• _Provided data_:
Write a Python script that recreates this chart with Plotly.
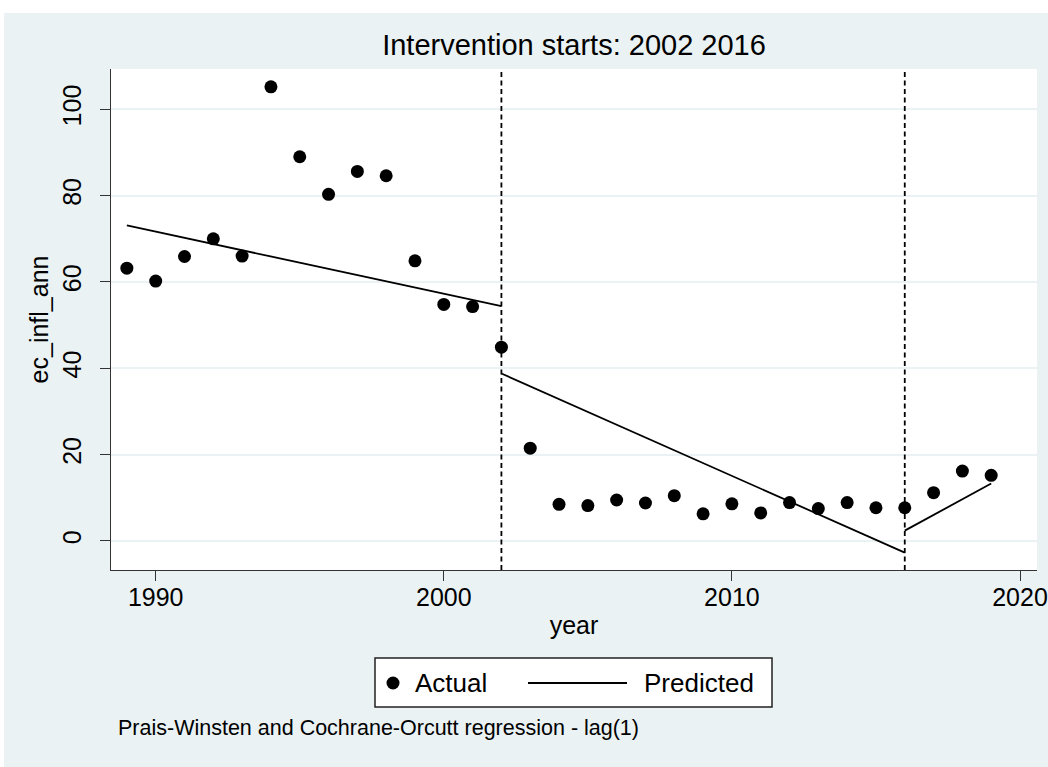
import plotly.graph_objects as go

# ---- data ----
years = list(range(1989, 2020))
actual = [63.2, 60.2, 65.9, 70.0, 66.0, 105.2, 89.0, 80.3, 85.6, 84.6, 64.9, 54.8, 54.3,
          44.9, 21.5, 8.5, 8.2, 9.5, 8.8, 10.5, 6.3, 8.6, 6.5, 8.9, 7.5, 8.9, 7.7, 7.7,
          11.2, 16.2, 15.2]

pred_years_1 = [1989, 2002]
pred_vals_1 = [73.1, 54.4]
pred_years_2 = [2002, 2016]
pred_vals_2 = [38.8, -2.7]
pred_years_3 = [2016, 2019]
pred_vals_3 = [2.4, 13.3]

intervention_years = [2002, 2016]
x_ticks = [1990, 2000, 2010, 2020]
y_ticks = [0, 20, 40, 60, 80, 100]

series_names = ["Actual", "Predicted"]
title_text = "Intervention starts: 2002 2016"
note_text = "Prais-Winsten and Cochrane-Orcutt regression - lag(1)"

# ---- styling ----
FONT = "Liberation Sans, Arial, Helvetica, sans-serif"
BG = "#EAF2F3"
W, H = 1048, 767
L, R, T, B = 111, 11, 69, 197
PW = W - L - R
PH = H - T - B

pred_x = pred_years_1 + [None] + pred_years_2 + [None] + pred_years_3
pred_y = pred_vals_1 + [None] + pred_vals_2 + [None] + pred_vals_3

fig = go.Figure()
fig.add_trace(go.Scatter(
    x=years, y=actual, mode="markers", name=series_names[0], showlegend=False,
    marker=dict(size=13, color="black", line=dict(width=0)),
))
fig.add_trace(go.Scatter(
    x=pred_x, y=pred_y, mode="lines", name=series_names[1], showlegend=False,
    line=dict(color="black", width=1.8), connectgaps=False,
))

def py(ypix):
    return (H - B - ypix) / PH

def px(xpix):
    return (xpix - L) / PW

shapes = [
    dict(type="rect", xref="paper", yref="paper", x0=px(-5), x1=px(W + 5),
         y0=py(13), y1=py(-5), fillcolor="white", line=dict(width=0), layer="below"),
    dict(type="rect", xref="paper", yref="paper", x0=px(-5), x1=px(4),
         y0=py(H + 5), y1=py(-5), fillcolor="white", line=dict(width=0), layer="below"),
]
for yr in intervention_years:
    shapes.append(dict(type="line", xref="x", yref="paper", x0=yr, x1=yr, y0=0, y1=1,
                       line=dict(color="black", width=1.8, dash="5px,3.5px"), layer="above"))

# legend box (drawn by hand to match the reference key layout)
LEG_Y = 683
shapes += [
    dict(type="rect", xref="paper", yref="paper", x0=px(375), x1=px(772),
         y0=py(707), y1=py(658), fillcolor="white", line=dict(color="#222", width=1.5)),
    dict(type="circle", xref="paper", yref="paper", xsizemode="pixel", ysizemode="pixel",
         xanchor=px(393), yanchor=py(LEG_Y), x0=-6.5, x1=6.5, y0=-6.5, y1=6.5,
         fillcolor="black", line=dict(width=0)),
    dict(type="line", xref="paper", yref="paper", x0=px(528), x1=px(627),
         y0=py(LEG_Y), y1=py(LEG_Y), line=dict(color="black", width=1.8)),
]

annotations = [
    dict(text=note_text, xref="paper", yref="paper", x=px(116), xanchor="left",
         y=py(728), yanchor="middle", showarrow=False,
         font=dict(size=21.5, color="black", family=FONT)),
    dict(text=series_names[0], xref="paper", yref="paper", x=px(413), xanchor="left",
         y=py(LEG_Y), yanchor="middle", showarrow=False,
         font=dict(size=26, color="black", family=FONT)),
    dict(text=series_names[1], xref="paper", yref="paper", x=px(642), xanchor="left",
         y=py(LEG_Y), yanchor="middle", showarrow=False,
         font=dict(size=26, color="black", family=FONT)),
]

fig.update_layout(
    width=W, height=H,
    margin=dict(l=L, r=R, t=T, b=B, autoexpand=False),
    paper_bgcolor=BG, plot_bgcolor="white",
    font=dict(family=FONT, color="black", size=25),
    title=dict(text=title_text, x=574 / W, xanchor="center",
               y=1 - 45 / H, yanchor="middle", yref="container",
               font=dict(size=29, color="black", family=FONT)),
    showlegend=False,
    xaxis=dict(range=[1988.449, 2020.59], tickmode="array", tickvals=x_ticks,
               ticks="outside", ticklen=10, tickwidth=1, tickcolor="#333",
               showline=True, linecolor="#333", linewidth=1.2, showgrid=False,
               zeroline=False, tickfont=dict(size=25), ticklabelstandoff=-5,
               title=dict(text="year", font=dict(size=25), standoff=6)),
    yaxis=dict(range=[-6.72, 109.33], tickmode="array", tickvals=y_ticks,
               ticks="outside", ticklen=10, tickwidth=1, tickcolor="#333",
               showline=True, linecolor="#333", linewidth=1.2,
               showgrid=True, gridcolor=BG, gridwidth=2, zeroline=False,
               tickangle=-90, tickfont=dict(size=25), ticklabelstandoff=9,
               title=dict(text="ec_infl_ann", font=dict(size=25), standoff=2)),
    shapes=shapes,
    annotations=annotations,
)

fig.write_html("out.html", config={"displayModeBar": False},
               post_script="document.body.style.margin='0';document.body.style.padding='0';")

---

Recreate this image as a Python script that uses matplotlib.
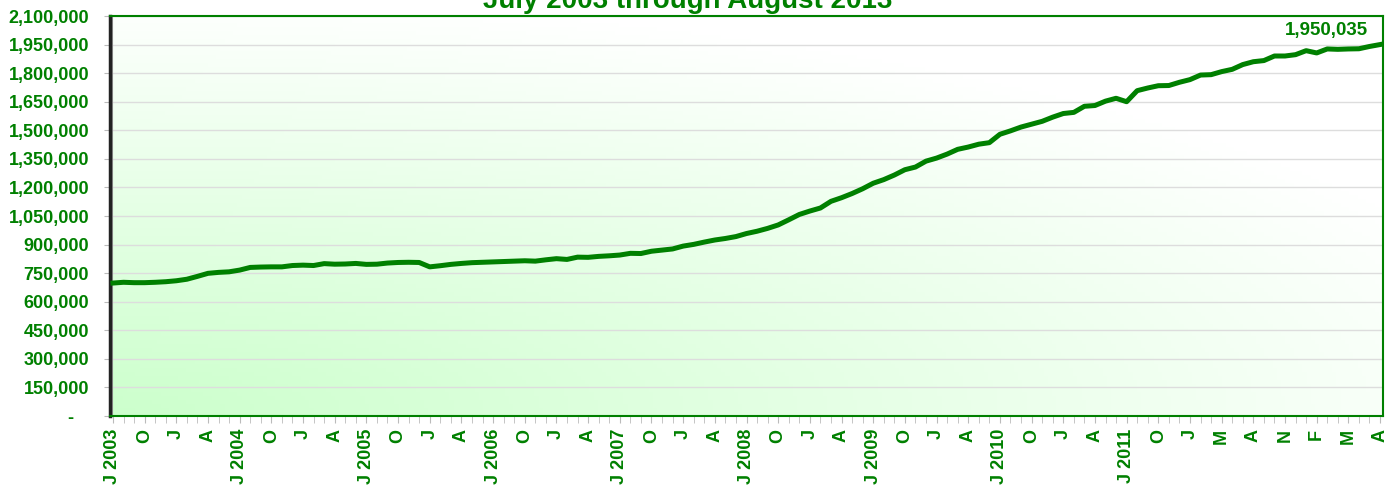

• _Goal_: Working from the entries above, reproduce exactly and only the lines beginning with the line that has "Write a Python" and ending with the line that has "import plotly.graph_objects as go"; omit all pictures.

• _Completed task_:
Write a Python script that recreates this chart with Plotly.
import plotly.graph_objects as go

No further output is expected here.